=== Set exercise ===
Retype all material exactly. Pictures stay out of the copy.

################

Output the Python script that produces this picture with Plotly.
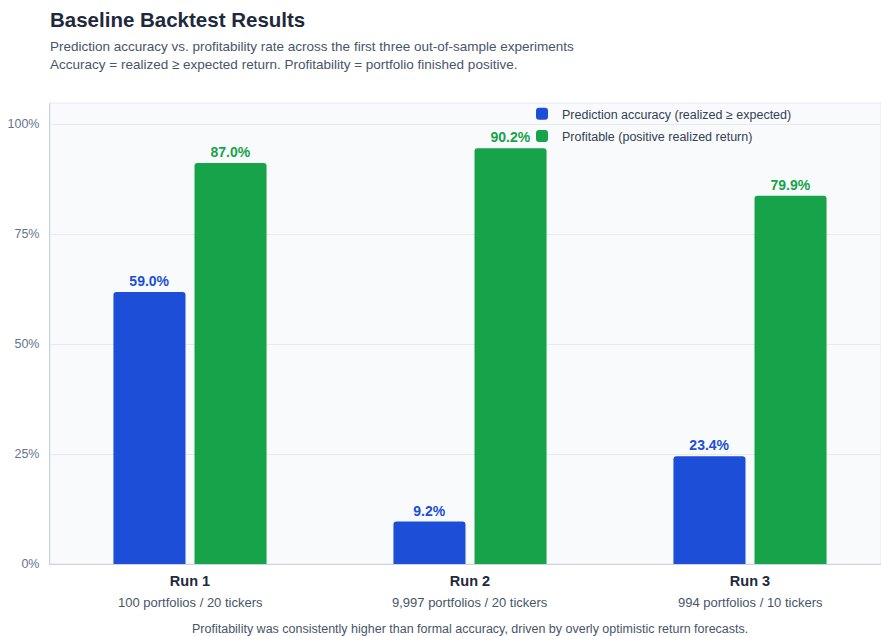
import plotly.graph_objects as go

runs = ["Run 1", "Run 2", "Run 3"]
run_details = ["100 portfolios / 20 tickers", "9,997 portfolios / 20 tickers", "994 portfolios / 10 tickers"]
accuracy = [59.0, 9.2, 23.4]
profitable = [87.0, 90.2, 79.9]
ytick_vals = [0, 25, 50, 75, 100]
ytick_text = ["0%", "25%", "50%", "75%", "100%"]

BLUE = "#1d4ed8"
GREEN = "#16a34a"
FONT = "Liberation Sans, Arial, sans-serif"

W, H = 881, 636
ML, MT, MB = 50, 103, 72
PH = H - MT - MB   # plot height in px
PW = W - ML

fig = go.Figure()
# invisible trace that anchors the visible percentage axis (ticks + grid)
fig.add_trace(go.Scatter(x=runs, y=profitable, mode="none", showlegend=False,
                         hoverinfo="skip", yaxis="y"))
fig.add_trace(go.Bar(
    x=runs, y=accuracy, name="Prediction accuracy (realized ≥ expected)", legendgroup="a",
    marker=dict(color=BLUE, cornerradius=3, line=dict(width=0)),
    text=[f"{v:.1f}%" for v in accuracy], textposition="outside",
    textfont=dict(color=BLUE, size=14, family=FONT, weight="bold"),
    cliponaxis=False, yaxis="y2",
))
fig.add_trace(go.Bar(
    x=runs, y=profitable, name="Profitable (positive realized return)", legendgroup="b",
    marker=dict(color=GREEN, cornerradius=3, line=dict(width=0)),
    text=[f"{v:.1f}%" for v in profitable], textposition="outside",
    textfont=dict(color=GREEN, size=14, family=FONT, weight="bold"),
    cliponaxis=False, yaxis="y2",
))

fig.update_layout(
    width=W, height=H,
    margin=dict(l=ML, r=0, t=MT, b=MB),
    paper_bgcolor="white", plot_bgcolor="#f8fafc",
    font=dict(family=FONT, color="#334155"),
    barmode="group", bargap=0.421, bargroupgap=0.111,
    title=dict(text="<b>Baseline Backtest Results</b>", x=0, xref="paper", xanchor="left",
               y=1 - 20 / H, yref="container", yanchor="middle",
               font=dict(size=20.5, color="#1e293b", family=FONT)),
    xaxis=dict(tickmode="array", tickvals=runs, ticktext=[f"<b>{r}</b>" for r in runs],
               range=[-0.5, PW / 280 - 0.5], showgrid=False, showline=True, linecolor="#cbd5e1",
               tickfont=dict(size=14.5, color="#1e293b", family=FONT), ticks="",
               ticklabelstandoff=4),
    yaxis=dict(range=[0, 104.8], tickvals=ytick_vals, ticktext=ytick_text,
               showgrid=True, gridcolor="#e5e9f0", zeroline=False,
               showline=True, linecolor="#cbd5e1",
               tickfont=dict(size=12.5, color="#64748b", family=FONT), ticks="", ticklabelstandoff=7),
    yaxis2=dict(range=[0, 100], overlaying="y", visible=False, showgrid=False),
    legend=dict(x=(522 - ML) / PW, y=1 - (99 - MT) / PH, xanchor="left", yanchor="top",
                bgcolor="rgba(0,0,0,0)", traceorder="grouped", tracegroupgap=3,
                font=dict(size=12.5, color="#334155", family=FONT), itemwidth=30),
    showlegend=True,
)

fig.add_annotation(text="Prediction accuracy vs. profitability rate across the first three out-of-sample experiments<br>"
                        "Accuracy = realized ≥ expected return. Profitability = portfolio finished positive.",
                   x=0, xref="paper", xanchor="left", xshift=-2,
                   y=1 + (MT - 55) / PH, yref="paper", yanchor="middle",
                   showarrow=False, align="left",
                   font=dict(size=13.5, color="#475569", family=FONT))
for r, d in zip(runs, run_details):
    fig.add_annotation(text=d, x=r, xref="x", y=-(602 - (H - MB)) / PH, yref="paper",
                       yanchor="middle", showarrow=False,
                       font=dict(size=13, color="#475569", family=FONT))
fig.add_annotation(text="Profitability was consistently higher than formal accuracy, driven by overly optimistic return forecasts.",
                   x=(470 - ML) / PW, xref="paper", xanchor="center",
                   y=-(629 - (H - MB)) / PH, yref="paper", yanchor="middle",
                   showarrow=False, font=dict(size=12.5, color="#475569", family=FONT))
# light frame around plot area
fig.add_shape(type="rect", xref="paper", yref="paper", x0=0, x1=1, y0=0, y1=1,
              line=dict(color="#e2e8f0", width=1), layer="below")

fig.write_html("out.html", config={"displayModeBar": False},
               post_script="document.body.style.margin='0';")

################

=== Solution below ===
Output the Python script that produces this picture with Plotly.
import plotly.graph_objects as go

runs = ["Run 1", "Run 2", "Run 3"]
run_details = ["100 portfolios / 20 tickers", "9,997 portfolios / 20 tickers", "994 portfolios / 10 tickers"]
accuracy = [59.0, 9.2, 23.4]
profitable = [87.0, 90.2, 79.9]
ytick_vals = [0, 25, 50, 75, 100]
ytick_text = ["0%", "25%", "50%", "75%", "100%"]

BLUE = "#1d4ed8"
GREEN = "#16a34a"
FONT = "Liberation Sans, Arial, sans-serif"

W, H = 881, 636
ML, MT, MB = 50, 103, 72
PH = H - MT - MB   # plot height in px
PW = W - ML

fig = go.Figure()
# invisible trace that anchors the visible percentage axis (ticks + grid)
fig.add_trace(go.Scatter(x=runs, y=profitable, mode="none", showlegend=False,
                         hoverinfo="skip", yaxis="y"))
fig.add_trace(go.Bar(
    x=runs, y=accuracy, name="Prediction accuracy (realized ≥ expected)", legendgroup="a",
    marker=dict(color=BLUE, cornerradius=3, line=dict(width=0)),
    text=[f"{v:.1f}%" for v in accuracy], textposition="outside",
    textfont=dict(color=BLUE, size=14, family=FONT, weight="bold"),
    cliponaxis=False, yaxis="y2",
))
fig.add_trace(go.Bar(
    x=runs, y=profitable, name="Profitable (positive realized return)", legendgroup="b",
    marker=dict(color=GREEN, cornerradius=3, line=dict(width=0)),
    text=[f"{v:.1f}%" for v in profitable], textposition="outside",
    textfont=dict(color=GREEN, size=14, family=FONT, weight="bold"),
    cliponaxis=False, yaxis="y2",
))

fig.update_layout(
    width=W, height=H,
    margin=dict(l=ML, r=0, t=MT, b=MB),
    paper_bgcolor="white", plot_bgcolor="#f8fafc",
    font=dict(family=FONT, color="#334155"),
    barmode="group", bargap=0.421, bargroupgap=0.111,
    title=dict(text="<b>Baseline Backtest Results</b>", x=0, xref="paper", xanchor="left",
               y=1 - 20 / H, yref="container", yanchor="middle",
               font=dict(size=20.5, color="#1e293b", family=FONT)),
    xaxis=dict(tickmode="array", tickvals=runs, ticktext=[f"<b>{r}</b>" for r in runs],
               range=[-0.5, PW / 280 - 0.5], showgrid=False, showline=True, linecolor="#cbd5e1",
               tickfont=dict(size=14.5, color="#1e293b", family=FONT), ticks="",
               ticklabelstandoff=4),
    yaxis=dict(range=[0, 104.8], tickvals=ytick_vals, ticktext=ytick_text,
               showgrid=True, gridcolor="#e5e9f0", zeroline=False,
               showline=True, linecolor="#cbd5e1",
               tickfont=dict(size=12.5, color="#64748b", family=FONT), ticks="", ticklabelstandoff=7),
    yaxis2=dict(range=[0, 100], overlaying="y", visible=False, showgrid=False),
    legend=dict(x=(522 - ML) / PW, y=1 - (99 - MT) / PH, xanchor="left", yanchor="top",
                bgcolor="rgba(0,0,0,0)", traceorder="grouped", tracegroupgap=3,
                font=dict(size=12.5, color="#334155", family=FONT), itemwidth=30),
    showlegend=True,
)

fig.add_annotation(text="Prediction accuracy vs. profitability rate across the first three out-of-sample experiments<br>"
                        "Accuracy = realized ≥ expected return. Profitability = portfolio finished positive.",
                   x=0, xref="paper", xanchor="left", xshift=-2,
                   y=1 + (MT - 55) / PH, yref="paper", yanchor="middle",
                   showarrow=False, align="left",
                   font=dict(size=13.5, color="#475569", family=FONT))
for r, d in zip(runs, run_details):
    fig.add_annotation(text=d, x=r, xref="x", y=-(602 - (H - MB)) / PH, yref="paper",
                       yanchor="middle", showarrow=False,
                       font=dict(size=13, color="#475569", family=FONT))
fig.add_annotation(text="Profitability was consistently higher than formal accuracy, driven by overly optimistic return forecasts.",
                   x=(470 - ML) / PW, xref="paper", xanchor="center",
                   y=-(629 - (H - MB)) / PH, yref="paper", yanchor="middle",
                   showarrow=False, font=dict(size=12.5, color="#475569", family=FONT))
# light frame around plot area
fig.add_shape(type="rect", xref="paper", yref="paper", x0=0, x1=1, y0=0, y1=1,
              line=dict(color="#e2e8f0", width=1), layer="below")

fig.write_html("out.html", config={"displayModeBar": False},
               post_script="document.body.style.margin='0';")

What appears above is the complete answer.